Naquele tempo, Jesus foi para o Monte das Oliveiras. Mas de manhã cedo, apareceu outra vez no templo e todo o povo se aproximou d’Ele. Então sentou-Se e começou a ensinar. Os escribas e os fariseus apresentaram a Jesus uma mulher surpreendida em adultério, colocaram-na no meio dos presentes e disseram a Jesus: «Mestre, esta mulher foi surpreendida em flagrante adultério. Na Lei, Moisés mandou-nos apedrejar tais mulheres. Tu que dizes?». Falavam assim para Lhe armarem uma cilada e terem pretexto para O acusar. Mas Jesus inclinou-Se e começou a escrever com o dedo no chão. Como persistiam em interrogá-l’O, Ele ergueu-Se e disse-lhes: «Quem de entre vós estiver sem pecado atire a primeira pedra». Inclinou-Se novamente e continuou a escrever no chão. Eles, porém, quando ouviram tais palavras, foram saindo um após outro, a começar pelos mais velhos, e ficou só Jesus e a mulher, que estava no meio. Jesus ergueu-Se e disse-lhe: «Mulher, onde estão eles? Ninguém te condenou?». Ela respondeu: «Ninguém, Senhor». Jesus acrescentou: «Também Eu não te condeno. Vai e não tornes a pecar».

Compreender a Palavra

Jesus vive uma situação instável como já verificámos anteriormente. Não pode andar abertamente entre o povo. Ele aparece e desaparece. Foi para o Monte das Oliveiras mas de manhã apareceu de novo no Templo. Estava a ensinar. O seu ensinamento nem sempre coincide com as ideias dos fariseus e dos chefes do povo. Por isso é confrontado com situações reais às quais há que aplicar a lei. Hoje é uma mulher apanhada em adultério que serve de pretexto para interrogar Jesus. A Lei deve ser aplicada? É a questão. Como entende Jesus? Como vê ele a situação da mulher perante a Lei? “Tu que dizes?” A resposta de Jesus é decisiva “Quem de entre vós estiver sem pecado atire a primeira pedra”. Mas esta resposta fere o coração, a alma e o orgulho dos acusadores. Perderam, mas não ficaram vencidos e Jesus sabe disso.
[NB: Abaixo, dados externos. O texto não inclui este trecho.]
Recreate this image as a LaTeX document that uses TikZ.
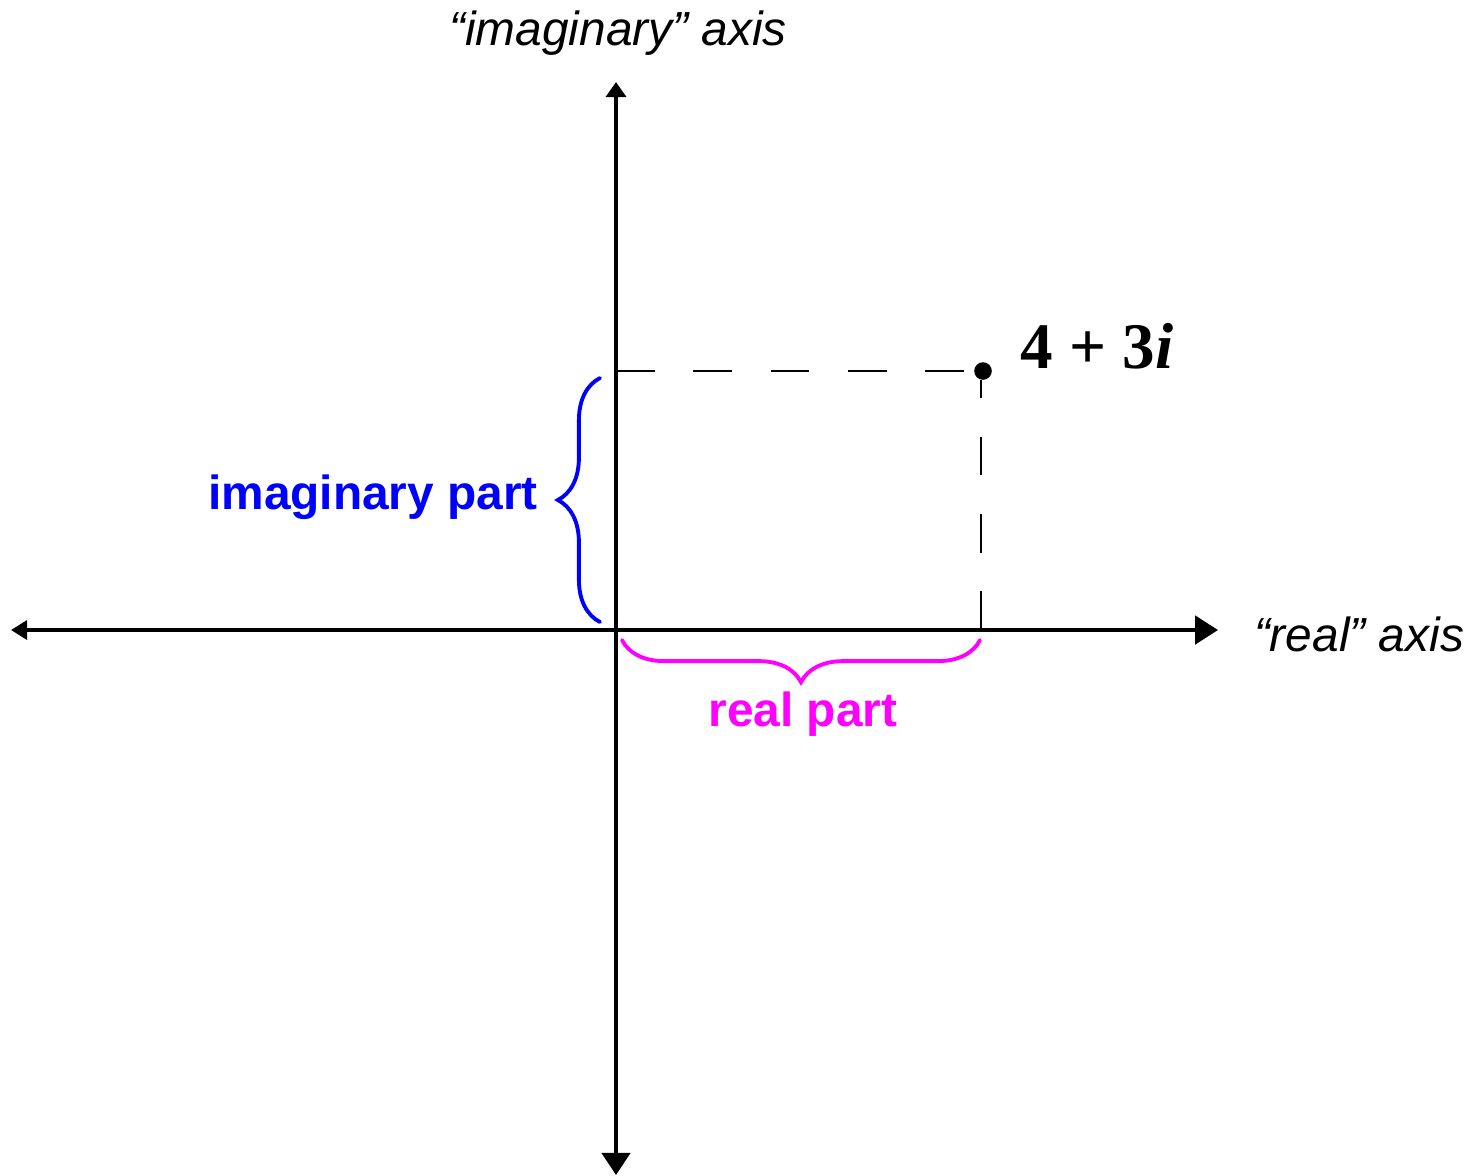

Vai ter que se confrontar com eles em outro momento, quando o condenarem a ele por não ter condenado a mulher adúltera.

Meditar a Palavra

Diante do mundo é fácil ficar do lado dos mais fortes, dos que falam mais alto e levantam os braços com mais força. Mas defender os humildes e os humilhados deste mundo é atitude reservada a homens especiais de elevada estatura. Jesus é o verdadeiro homem. Ele não fica do lado da força pela força, mas do lado da verdade pelo amor. Percebo, hoje, de modo especial que a sua condenação devia ter sido a minha condenação, a sua morte devia ter sido a minha morte. Ele entregou-se em meu lugar, para que vencesse o amor e não a lei.

Rezar a Palavra

Ninguém me condenou, Senhor. Muitos olharam para mim de lado, alguns levantaram o dedo, outros quiseram erguer a voz, mas ninguém teve força para me condenar porque me amaste e perdoaste antes mesmo de eu ter pecado. Antes que todos vissem o meu pecado tu me amaste até ao extremo de dares a vida em meu lugar. O teu amor venceu em mim e em todos. O teu amor venceu no mundo e eu estou agradecido por isso.

Compromisso

Diante de Jesus na cruz vou agradecer o seu amor redentor que me salvou da condenação.